Wouldn't it be nice if if-let allowed more bindings?
Try this, which I hereby dedicate into the public domain so that anyone may
use it freely in their code without restrictions:
(defn if-and-let*
[bindings then-clause else-clause deshadower]
(if (empty? bindings)
then-clause
`(if-let ~(vec (take 2 bindings))
~(if-and-let* (drop 2 bindings) then-clause else-clause deshadower)
(let ~(vec (apply concat deshadower))
~else-clause))))
(defmacro if-and-let
"Like if-let, but with multiple bindings allowed. If all of the
expressions in
the bindings evaluate truthy, the then-clause is executed with all of the
bindings in effect. If any of the expressions evaluates falsey,
evaluation of
the remaining binding exprs is not done, and the else-clause is executed
with
none of the bindings in effect. If else-clause is omitted, evaluates to
nil
if any of the binding expressions evaluates falsey.

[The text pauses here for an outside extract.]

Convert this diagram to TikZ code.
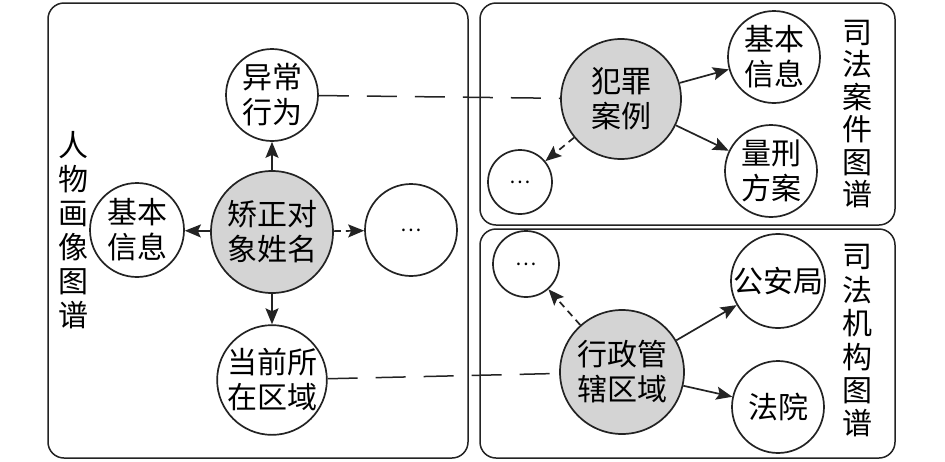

As with normal let bindings, each binding is available in the subsequent
bindings. (if-and-let [a (get my-map :thing) b (do-thing-with a)] ...) is
legal, and will not throw a null pointer exception if my-map lacks a
:thing
key and (do-thing-with nil) would throw an NPE.
If there's something you want to be part of the then-clause's condition,
but
whose value you don't care about, including a binding of it to _ is more
compact than nesting yet another if inside the then-clause."
([bindings then-clause]
`(if-and-let ~bindings ~then-clause nil))
([bindings then-clause else-clause]
(let [shadowed-syms (filter #(or ((or &env {}) %) (resolve %))
(filter symbol?
(tree-seq coll? seq (take-nth 2 bindings))))
deshadower (zipmap shadowed-syms (repeatedly gensym))]
`(let ~(vec (apply concat (map (fn [[k v]] [v k]) deshadower)))
~(if-and-let* bindings then-clause else-clause deshadower)))))
=> (if-and-let [x (:a {:b 42}) y (first [(/ x 3)])] [x y] :nothing)
:nothing
=> (if-and-let [x (:a {:a 42}) y (first [(/ x 3)])] [x y] :nothing)
[42 14]
=> (if-and-let [x (:a {:a 42}) y (first [])] [x y] :nothing)
:nothing
Note that this is not quite as simple as the obvious naive implementation:
(defmacro naive-if-and-let
([bindings then-clause]
`(naive-if-and-let ~bindings ~then-clause nil))
([bindings then-clause else-clause]
(if (empty? bindings)
then-clause
`(if-let ~(vec (take 2 bindings))
(naive-if-and-let ~(vec (drop 2 bindings))
~then-clause
~else-clause)
~else-clause))))
but what happens if a name used in the if-and-let is already bound in the
enclosing context is instructive:
=> (let [x 6] (if-and-let [x (:a {:b 42}) y (first [(/ x 3)])] [x y] x))
6
=> (let [x 6] (if-and-let [x (:a {:a 42}) y (first [])] [x y] x))
6
=> (let [x 6] (naive-if-and-let [x (:a {:b 42}) y (first [(/ x 3)])] [x y]
x))
6
=> (let [x 6] (naive-if-and-let [x (:a {:a 42}) y (first [])] [x y] x))
42
As you can see, the x in the else clause in naive-if-and-let sometimes sees
the x binding in the if-and-let (if that succeeded) and sometimes sees the
enclosing binding (if not), when it should always refer to the enclosing
(let [x 6] ...). The non-naive if-and-let discovers all local bindings that
might be shadowed by walking the left hand sides of the new bindings and
tree-walking the data structure there to extract symbols, which it filters
further against &env. It outputs an enclosing let that saves all of these
to non-shadowed locals named with gensyms, and wraps every else clause
emission in a let that restores the original bindings of these symbols from
these gensym locals. The tree-walking makes it work even with destructuring
its the binding vector:
=> (let [x 6] (if-and-let [{x :a} {:a 42} y (first [(/ x 3)])] [x y] x))
[42 14]
=> (let [x 6] (if-and-let [{x :a} {:a 42} y (first [])] [x y] x))
6
It also unshadows defs:
=> (def x 6)
=> (if-and-let [{x :a} {:a 42} y (first [])] [x y] x)
6
That's from the (or ... (resolve %)) part of the outer filter on the walked
tree. Remove that and leave the outer filter as just (filter (or &env {})
...), and that last test produces 42 instead.
Not that you should really be shadowing defs with locals anyway. That's
always prone to cause problems.
Not bad for only 18 lines of actual code, hmm?